What would happen if
the government were to acknowledge the criticism of its policies or governance
failure? It would be expected to take remedial action. However, there would be
political consequences as well. The mere recognition by the government, for
example, that mob-lynching of minorities was a problem would have national and
international ramifications. Those who initially criticised the government
would also be emboldened to press for action and accountability. However, by
engineering and projecting these issues as a matter of disagreement between
politically vocal sections of society, they can be dismissed.
That is where the
outsourcing responses to inconvenient criticism helps.
This phenomenon,
however, must also be seen within the overall aims of what one might call the
Narendra Modi-Amit Shah project. This is an authoritarian political project
which seeks to perpetuate itself democratically. Promoting communalism and fear
are instruments for achieving its goals. Its objectives, however, are not
limited to gaining political power at the Centre and in the states or limited
merely to transforming the government, the judiciary and the economy. It also
seeks to change the way the citizens think. That is why having consolidated
their hold over electoral politics and decimated the Opposition, the big
challenge before the Modi-Shah duo is to transform the context and atmosphere
of political and social discourse.
The media is either
unable to recognise the aims of this political project or chooses to ignore it.

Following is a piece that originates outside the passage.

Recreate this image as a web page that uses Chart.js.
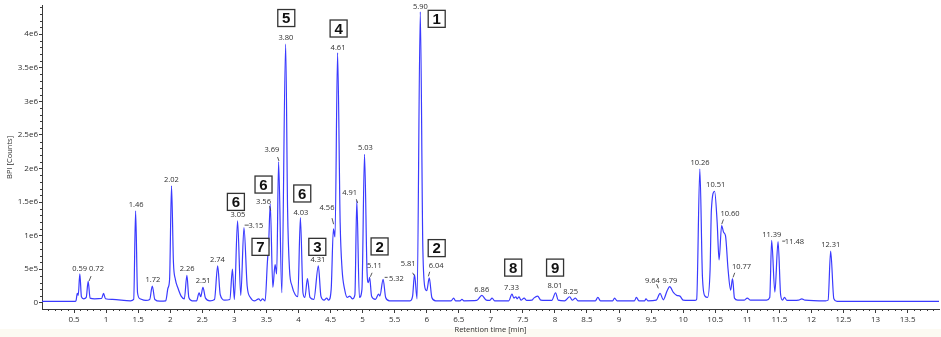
<!DOCTYPE html>
<html>
<head>
<meta charset="utf-8">
<script src="https://cdn.jsdelivr.net/npm/chart.js@4/dist/chart.umd.min.js"></script>
<style>
	html, body { margin: 0; padding: 0; background: #fff; }
	#wrap { width: 941px; height: 337px; position: relative; }
</style>
</head>
<body>
<div id="wrap"><canvas id="bpiChart"></canvas></div>
<script>
// BPI CHROMATOGRAM

// trace (retention time in min, BPI counts)
const retentionTime = [
	0.00, 0.50, 0.53, 0.55, 0.565, 0.59, 0.615, 0.65, 0.69, 0.72, 0.75, 0.82, 0.93, 0.96, 0.99, 1.10,
	1.38, 1.43, 1.46, 1.49, 1.53, 1.62, 1.68, 1.72, 1.76, 1.84, 1.93, 1.965, 1.99, 2.02, 2.05, 2.08,
	2.12, 2.17, 2.22, 2.26, 2.29, 2.34, 2.41, 2.45, 2.475, 2.51, 2.55, 2.62, 2.69, 2.74, 2.78, 2.85,
	2.93, 2.97, 3.00, 3.05, 3.10, 3.15, 3.20, 3.25, 3.32, 3.38, 3.41, 3.44, 3.48, 3.515, 3.535, 3.56,
	3.60, 3.635, 3.66, 3.69, 3.74, 3.80, 3.83, 3.86, 3.90, 3.95, 3.99, 4.03, 4.07, 4.10, 4.14, 4.18,
	4.24, 4.31, 4.35, 4.40, 4.44, 4.47, 4.51, 4.545, 4.57, 4.61, 4.65, 4.68, 4.72, 4.76, 4.80, 4.84,
	4.88, 4.91, 4.95, 4.99, 5.03, 5.07, 5.09, 5.11, 5.14, 5.20, 5.25, 5.27, 5.32, 5.36, 5.42, 5.74,
	5.78, 5.81, 5.85, 5.90, 5.94, 5.98, 6.00, 6.04, 6.08, 6.14, 6.38, 6.42, 6.45, 6.52, 6.55, 6.58,
	6.78, 6.86, 6.93, 6.98, 7.02, 7.06, 7.28, 7.33, 7.36, 7.39, 7.41, 7.44, 7.47, 7.52, 7.56, 7.64,
	7.67, 7.73, 7.78, 7.95, 8.01, 8.05, 8.15, 8.23, 8.27, 8.32, 8.36, 8.63, 8.67, 8.71, 8.90, 8.93,
	8.97, 9.24, 9.27, 9.31, 9.40, 9.42, 9.45, 9.58, 9.64, 9.69, 9.75, 9.79, 9.85, 9.90, 9.95, 10.00,
	10.18, 10.21, 10.26, 10.30, 10.34, 10.38, 10.42, 10.44, 10.49, 10.53, 10.56, 10.60, 10.63, 10.66, 10.70, 10.74,
	10.77, 10.80, 10.85, 10.95, 11.00, 11.05, 11.30, 11.35, 11.38, 11.43, 11.48, 11.52, 11.55, 11.58, 11.62, 11.80,
	11.85, 11.90, 12.22, 12.26, 12.30, 12.35, 12.40, 13.99
];
const bpiCounts = [
	2e4, 2e4, 3e4, 1.4e5, 1.1e5, 4.3e5, 9e4, 6e4, 8e4, 3.2e5, 7e4, 6e4, 6.5e4, 1.4e5, 6e4, 5e4,
	3e4, 5e4, 1.37e6, 1.5e5, 6e4, 3.5e4, 5e4, 2.5e5, 5e4, 2.5e4, 3e4, 2.2e5, 3.5e5, 1.74e6, 6e5, 3.5e5,
	2.2e5, 1e5, 6e4, 4.1e5, 8e4, 3e4, 3e4, 1.5e5, 9e4, 2.3e5, 7e4, 3e4, 5e4, 5.5e5, 1.2e5, 4e4,
	5e4, 5e5, 5e4, 1.22e6, 1.1e5, 1.12e6, 2.5e5, 8e4, 3e4, 6e4, 3e4, 6e4, 3e4, 6e5, 8.8e5, 1.47e6,
	2.3e5, 5.7e5, 4.3e5, 2.1e6, 1.5e5, 3.85e6, 1.4e6, 5e5, 2.5e5, 1.2e5, 9e4, 1.27e6, 1.5e5, 8e4, 3.6e5, 8e4,
	5e4, 5.5e5, 1e5, 4e4, 7e4, 4e4, 2e5, 1.1e6, 9.8e5, 3.72e6, 1.2e6, 5e5, 2e5, 8e4, 1e5, 6e4,
	1.2e5, 1.52e6, 8e4, 2e5, 2.21e6, 4.5e5, 3e5, 3.8e5, 1e5, 5e4, 1.3e5, 1e5, 3.5e5, 8e4, 3e4, 3e4,
	1e5, 4.2e5, 6e4, 4.33e6, 8e5, 2e5, 1.8e5, 3.7e5, 8e4, 3e4, 3e4, 7e4, 3e4, 3e4, 5e4, 3e4,
	3.5e4, 1.1e5, 4e4, 3.5e4, 7e4, 3e4, 3e4, 1.3e5, 7e4, 9e4, 6e4, 9e4, 4e4, 7e4, 3.5e4, 4e4,
	7e4, 1e5, 4e4, 3.5e4, 1.5e5, 4e4, 3e4, 9e4, 4e4, 7e4, 3e4, 3e4, 8e4, 3e4, 3e4, 7e4,
	3e4, 3e4, 8e4, 3e4, 3e4, 6e4, 3e4, 4e4, 1.4e5, 4.5e4, 1.8e5, 2.4e5, 1.5e5, 1.1e5, 1e5, 4e4,
	3.5e4, 5e4, 1.99e6, 4e5, 1e5, 8e4, 5e5, 1.38e6, 1.66e6, 1.2e6, 6.4e5, 1.15e6, 1.05e6, 1.0e6, 5e5, 1.9e5,
	3.6e5, 7e4, 4e4, 4e4, 7e4, 4e4, 4e4, 8e4, 9.3e5, 1.6e5, 9.1e5, 1.2e5, 4e4, 8e4, 3.5e4, 4e4,
	6e4, 4e4, 3e4, 4e4, 7.7e5, 6e4, 2e4, 2e4
];

// axis ticks
const xTickValues = [0.5, 1, 1.5, 2, 2.5, 3, 3.5, 4, 4.5, 5, 5.5, 6, 6.5, 7, 7.5, 8, 8.5, 9, 9.5, 10, 10.5, 11, 11.5, 12, 12.5, 13, 13.5];
const yTickValues = [0, 5e5, 1e6, 1.5e6, 2e6, 2.5e6, 3e6, 3.5e6, 4e6];
const yTickLabels = ["0", "5e5", "1e6", "1.5e6", "2e6", "2.5e6", "3e6", "3.5e6", "4e6"];

// peak labels: text, anchor time, anchor counts
const peakLabels = [
	["0.59", 0.588, 5.02e5], ["0.72", 0.85, 5.02e5], ["1.46", 1.468, 1.453e6], ["1.72", 1.728, 3.39e5],
	["2.02", 2.019, 1.824e6], ["2.26", 2.264, 5.02e5], ["2.51", 2.514, 3.24e5], ["2.74", 2.737, 6.36e5],
	["3.05", 3.055, 1.315e6], ["3.15", 3.335, 1.141e6], ["3.56", 3.455, 1.508e6], ["3.69", 3.586, 2.27e6],
	["3.80", 3.805, 3.938e6], ["4.03", 4.039, 1.344e6], ["4.31", 4.304, 6.36e5], ["4.56", 4.445, 1.419e6],
	["4.61", 4.617, 3.795e6], ["4.91", 4.798, 1.641e6], ["5.03", 5.043, 2.31e6], ["5.11", 5.183, 5.51e5],
	["5.32", 5.527, 3.54e5], ["5.81", 5.71, 5.76e5], ["5.90", 5.902, 4.41e6], ["6.04", 6.147, 5.51e5],
	["6.86", 6.859, 2.0e5], ["7.33", 7.323, 2.3e5], ["8.01", 7.998, 2.5e5], ["8.25", 8.244, 1.65e5],
	["9.64", 9.519, 3.28e5], ["9.79", 9.794, 3.28e5], ["10.26", 10.262, 2.087e6], ["10.51", 10.507, 1.75e6],
	["10.60", 10.731, 1.319e6], ["10.77", 10.909, 5.36e5], ["11.39", 11.382, 1.007e6], ["11.48", 11.735, 9.08e5],
	["12.31", 12.303, 8.59e5]
];

// leader strokes from label to peak: t1, v1, t2, v2
const leaderLines = [
	[0.734, 3.24e5, 0.765, 3.98e5], [3.16, 1.156e6, 3.225, 1.156e6], [3.549, 1.438e6, 3.567, 1.371e6],
	[3.674, 2.17e6, 3.696, 2.111e6], [4.523, 1.26e6, 4.548, 1.17e6], [4.902, 1.542e6, 4.923, 1.487e6],
	[5.148, 4.47e5, 5.121, 3.88e5], [5.344, 3.79e5, 5.391, 3.79e5], [5.781, 4.47e5, 5.803, 4.08e5],
	[6.047, 4.62e5, 6.026, 3.94e5], [9.586, 2.79e5, 9.613, 2.15e5], [10.628, 1.24e6, 10.601, 1.17e6],
	[10.804, 4.47e5, 10.778, 3.79e5], [11.545, 9.18e5, 11.59, 9.18e5]
];

// compound numbers in boxes: text, centre time, centre counts
const compoundBoxes = [
	["5", 3.81, 4.238e6], ["4", 4.626, 4.082e6], ["1", 6.156, 4.226e6],
	["6", 3.024, 1.502e6], ["6", 3.455, 1.76e6], ["6", 4.059, 1.627e6],
	["7", 3.408, 8.33e5], ["3", 4.294, 8.33e5], ["2", 5.265, 8.39e5],
	["2", 6.156, 8.14e5], ["8", 7.349, 5.24e5], ["9", 8.002, 5.24e5]
];

const axisColor = "#3a3a3a";
const textColor = "#2e2e2e";
const fontFamily = "'Open Sans', 'Noto Sans', sans-serif";

const chartData = {
	datasets: [
		{
			label: "BPI",
			data: retentionTime.map((t, i) => ({ x: t, y: bpiCounts[i] })),
			borderColor: "rgb(58, 58, 255)",
			borderWidth: 1.2,
			pointRadius: 0,
			cubicInterpolationMode: "monotone",
			fill: false,
		},
	],
};

// background + cream strip at the bottom
const backgroundPlugin = {
	id: "backgroundPlugin",
	beforeDraw(chart) {
		const ctx = chart.ctx;
		ctx.save();
		ctx.fillStyle = "#fff";
		ctx.fillRect(0, 0, chart.width, chart.height);
		ctx.fillStyle = "#fcfaf2";
		ctx.fillRect(0, chart.height - 8, chart.width, 8);
		ctx.restore();
	},
};

// small ticks between the labelled ones
const minorTicksPlugin = {
	id: "minorTicksPlugin",
	afterDraw(chart) {
		const { ctx, chartArea } = chart;
		const x = chart.scales.x;
		const y = chart.scales.y;
		ctx.save();
		ctx.strokeStyle = axisColor;
		ctx.lineWidth = 1;
		ctx.beginPath();
		for (let i = 1; i * 0.1 < x.max; i++) {
			if (i % 5 === 0) continue;
			const px = Math.round(x.getPixelForValue(i * 0.1)) + 0.5;
			ctx.moveTo(px, chartArea.bottom);
			ctx.lineTo(px, chartArea.bottom + 2);
		}
		for (let i = 1; i * 1e5 < y.max; i++) {
			if (i % 5 === 0) continue;
			const py = Math.round(y.getPixelForValue(i * 1e5)) + 0.5;
			ctx.moveTo(chartArea.left, py);
			ctx.lineTo(chartArea.left - 2, py);
		}
		ctx.stroke();
		ctx.restore();
	},
};

// peak labels, leader strokes and boxed compound numbers
const annotationPlugin = {
	id: "annotationPlugin",
	afterDraw(chart) {
		const ctx = chart.ctx;
		const x = chart.scales.x;
		const y = chart.scales.y;
		ctx.save();
		ctx.fillStyle = textColor;
		ctx.font = "7.5px " + fontFamily;
		ctx.textAlign = "center";
		ctx.textBaseline = "middle";
		peakLabels.forEach(([text, t, v]) => {
			ctx.fillText(text, x.getPixelForValue(t), y.getPixelForValue(v));
		});

		ctx.strokeStyle = "#444";
		ctx.lineWidth = 0.9;
		ctx.beginPath();
		leaderLines.forEach(([t1, v1, t2, v2]) => {
			ctx.moveTo(x.getPixelForValue(t1), y.getPixelForValue(v1));
			ctx.lineTo(x.getPixelForValue(t2), y.getPixelForValue(v2));
		});
		ctx.stroke();

		const half = 8.5;
		ctx.font = "bold 15px 'Liberation Sans', Arial, sans-serif";
		compoundBoxes.forEach(([text, t, v]) => {
			const cx = x.getPixelForValue(t);
			const cy = y.getPixelForValue(v);
			ctx.fillStyle = "#fff";
			ctx.fillRect(cx - half, cy - half, half * 2, half * 2);
			ctx.strokeStyle = "#333";
			ctx.lineWidth = 1.3;
			ctx.strokeRect(cx - half, cy - half, half * 2, half * 2);
			ctx.fillStyle = "#111";
			ctx.fillText(text, cx, cy + 1);
		});
		ctx.restore();
	},
};

const bpiConfig = {
	type: "line",
	data: chartData,
	options: {
		responsive: false,
		animation: false,
		layout: { padding: { top: 5, right: 2, left: 0, bottom: 0 } },
		plugins: {
			legend: { display: false },
			tooltip: { enabled: false },
		},
		scales: {
			x: {
				type: "linear",
				min: 0,
				max: 13.99,
				afterBuildTicks: (scale) => {
					scale.ticks = xTickValues.map((v) => ({ value: v }));
				},
				afterFit: (scale) => {
					scale.height = 28;
				},
				ticks: {
					autoSkip: false,
					maxRotation: 0,
					padding: 2,
					color: textColor,
					font: { family: fontFamily, size: 8 },
					callback: (value) => String(value),
				},
				grid: { drawOnChartArea: false, tickLength: 4, color: axisColor },
				border: { color: axisColor, width: 1 },
				title: {
					display: true,
					text: "Retention time [min]",
					color: textColor,
					font: { family: fontFamily, size: 7.5 },
					padding: { top: 0, bottom: 3 },
				},
			},
			y: {
				min: -92000,
				max: 4.42e6,
				afterBuildTicks: (scale) => {
					scale.ticks = yTickValues.map((v) => ({ value: v }));
				},
				afterFit: (scale) => {
					scale.width = 42;
				},
				ticks: {
					padding: 1,
					color: textColor,
					font: { family: fontFamily, size: 8 },
					callback: (value, index) => yTickLabels[index],
				},
				grid: { drawOnChartArea: false, tickLength: 3, color: axisColor },
				border: { color: axisColor, width: 1 },
				title: {
					display: true,
					text: "BPI [Counts]",
					color: textColor,
					font: { family: fontFamily, size: 7.5 },
					padding: { top: 5, bottom: 0 },
				},
			},
		},
	},
	plugins: [backgroundPlugin, minorTicksPlugin, annotationPlugin],
};

const canvas = document.getElementById("bpiChart");
canvas.width = 941;
canvas.height = 337;
const bpiChart = new Chart(canvas, bpiConfig);
</script>
</body>
</html>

The chances are that it is the latter. The mainstream media has willingly
become an instrument for transmitting the State Doctrine and sees its primary
function as cultivating national solidarity. The net result is that the media
sees its function as essentially being in the service of the State. Adversarial
reporting, subjecting the actions of the government to scrutiny and holding a
mirror to it, have either been virtually given up, not encouraged by media
owners and editors or left to marginal outlets.
With hardly any checks
on it, the attempt that began in 2014 to limit the range of acceptable thought
has continued unabated. This is likely to continue to define the permissible
boundaries of social discourse in the near future. In this new social
ecosystem, adversarial public intellectuals and civil society voices will be
sought to be muted, if not drowned, by the ideological storm troopers of the
government posing as independent, fair and non-partisan voices.